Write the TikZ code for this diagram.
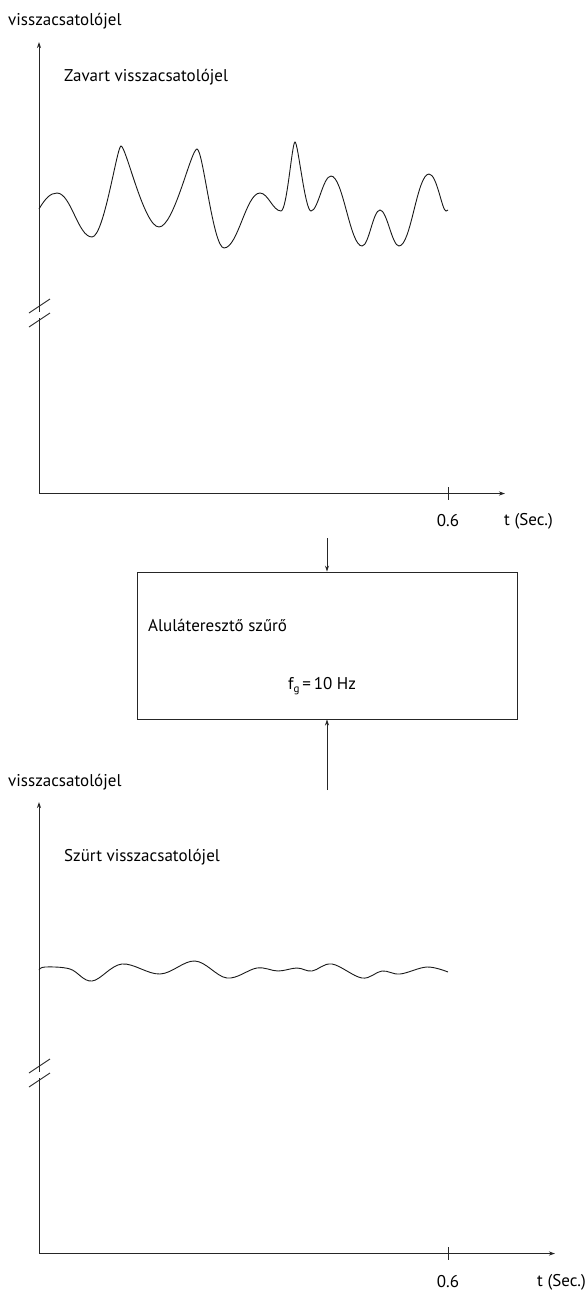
\documentclass[tikz,border=0pt]{standalone}
\usepackage{fontspec}
\setmainfont{PT Sans}
\usetikzlibrary{arrows.meta}
\tikzset{
  ax/.style={line width=0.9pt, draw=black!85},
  tip/.style={-{Stealth[length=6pt,width=4pt]}},
  lbl/.style={font=\fontsize{17}{20}\selectfont, inner sep=0pt},
  wave/.style={line width=0.9pt, draw=black!90},
}
\begin{document}
\begin{tikzpicture}[x=1pt,y=-1pt]
\useasboundingbox (0,0) rectangle (588,1291);

% ---------- top plot ----------
\node[lbl, anchor=west] (ylab1) at (8,21) {visszacsatolójel};
\node[lbl, anchor=west] (title1) at (64,77) {Zavart visszacsatolójel};
\coordinate (o1) at (39,493.5);
\coordinate (ytip1) at (39,42);
\coordinate (xtip1) at (505,493.5);
\draw[ax,tip] (39,311.5) -- (ytip1);
\draw[ax] (39,318) -- (o1);
\draw[ax] (29,313) -- (50,299) (29,327) -- (50,313);
\draw[ax,tip] (o1) -- (xtip1);
\draw[ax] (448,487) -- (448,500);
\node[lbl] (t06a) at (448,521) {0.6};
\node[lbl, anchor=west] (tsa) at (504,521) {t (Sec.)};

\draw[wave] (39,209)
  .. controls (45,199) and (50,193) .. (57,193)
  .. controls (71,193) and (78,237) .. (92,237)
  .. controls (104,237) and (117,146) .. (121,146)
  .. controls (126,146) and (144,227) .. (159,227)
  .. controls (174,227) and (191,149) .. (197,149)
  .. controls (203,149) and (213,248) .. (224,248)
  .. controls (238,248) and (246,193) .. (260,193)
  .. controls (268,193) and (273,211) .. (281,211)
  .. controls (287,211) and (292,142) .. (295,142)
  .. controls (298,142) and (305,211) .. (311,211)
  .. controls (318,211) and (323,176) .. (331,176)
  .. controls (343,176) and (350,246) .. (362,246)
  .. controls (369,246) and (373,210) .. (380,210)
  .. controls (387,210) and (392,246) .. (399,246)
  .. controls (411,246) and (417,174) .. (429,174)
  .. controls (437,174) and (442,211) .. (446,211)
  -- (448,210);

% ---------- filter box ----------
\node[draw, line width=0.9pt, draw=black!85, minimum width=380pt, minimum height=147pt, inner sep=0pt] (lpf) at (327,645.5) {};
\node[lbl, anchor=west] (lpft) at (148,625) {Aluláteresztő szűrő};
\node[lbl, anchor=west] (fg) at (288,686) {f\raisebox{-0.3ex}{\fontsize{11}{11}\selectfont g}\,=\,10 Hz};
\coordinate (inA) at (327,538);
\coordinate (inB) at (327,790);
\draw[ax,tip] (inA) -- (lpf.north);
\draw[ax,tip] (inB) -- (lpf.south);

% ---------- bottom plot ----------
\begin{scope}[shift={(0,760)}]
\node[lbl, anchor=west] (ylab2) at (8,22) {visszacsatolójel};
\node[lbl, anchor=west] (title2) at (64,97) {Szürt visszacsatolójel};
\coordinate (o2) at (39,493.5);
\coordinate (ytip2) at (39,42);
\coordinate (xtip2) at (555,493.5);
\draw[ax,tip] (39,311.5) -- (ytip2);
\draw[ax] (39,318) -- (o2);
\draw[ax] (29,313) -- (50,299) (29,327) -- (50,313);
\draw[ax,tip] (o2) -- (xtip2);
\draw[ax] (448,487) -- (448,500);
\node[lbl] (t06b) at (448,522) {0.6};
\node[lbl, anchor=west] (tsb) at (537,522) {t (Sec.)};
\draw[wave] plot[smooth, tension=0.6] coordinates {
  (39,210) (45,207) (70,209) (92,221) (122,204) (160,214) (195,201)
  (227,218) (257,208) (278,211) (297,208) (312,211) (332,204)
  (362,218) (382,211) (400,214) (427,207) (448,212)};
\end{scope}
\end{tikzpicture}
\end{document}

· · · · ·

**Problem**
Make an exact copy of the lines from the top of the material through the line with "anchor=west] (tsa) at", pictures excluded.

**Solution for this problem**
Write the TikZ code for this diagram.
\documentclass[tikz,border=0pt]{standalone}
\usepackage{fontspec}
\setmainfont{PT Sans}
\usetikzlibrary{arrows.meta}
\tikzset{
  ax/.style={line width=0.9pt, draw=black!85},
  tip/.style={-{Stealth[length=6pt,width=4pt]}},
  lbl/.style={font=\fontsize{17}{20}\selectfont, inner sep=0pt},
  wave/.style={line width=0.9pt, draw=black!90},
}
\begin{document}
\begin{tikzpicture}[x=1pt,y=-1pt]
\useasboundingbox (0,0) rectangle (588,1291);

% ---------- top plot ----------
\node[lbl, anchor=west] (ylab1) at (8,21) {visszacsatolójel};
\node[lbl, anchor=west] (title1) at (64,77) {Zavart visszacsatolójel};
\coordinate (o1) at (39,493.5);
\coordinate (ytip1) at (39,42);
\coordinate (xtip1) at (505,493.5);
\draw[ax,tip] (39,311.5) -- (ytip1);
\draw[ax] (39,318) -- (o1);
\draw[ax] (29,313) -- (50,299) (29,327) -- (50,313);
\draw[ax,tip] (o1) -- (xtip1);
\draw[ax] (448,487) -- (448,500);
\node[lbl] (t06a) at (448,521) {0.6};
\node[lbl, anchor=west] (tsa) at (504,521) {t (Sec.)};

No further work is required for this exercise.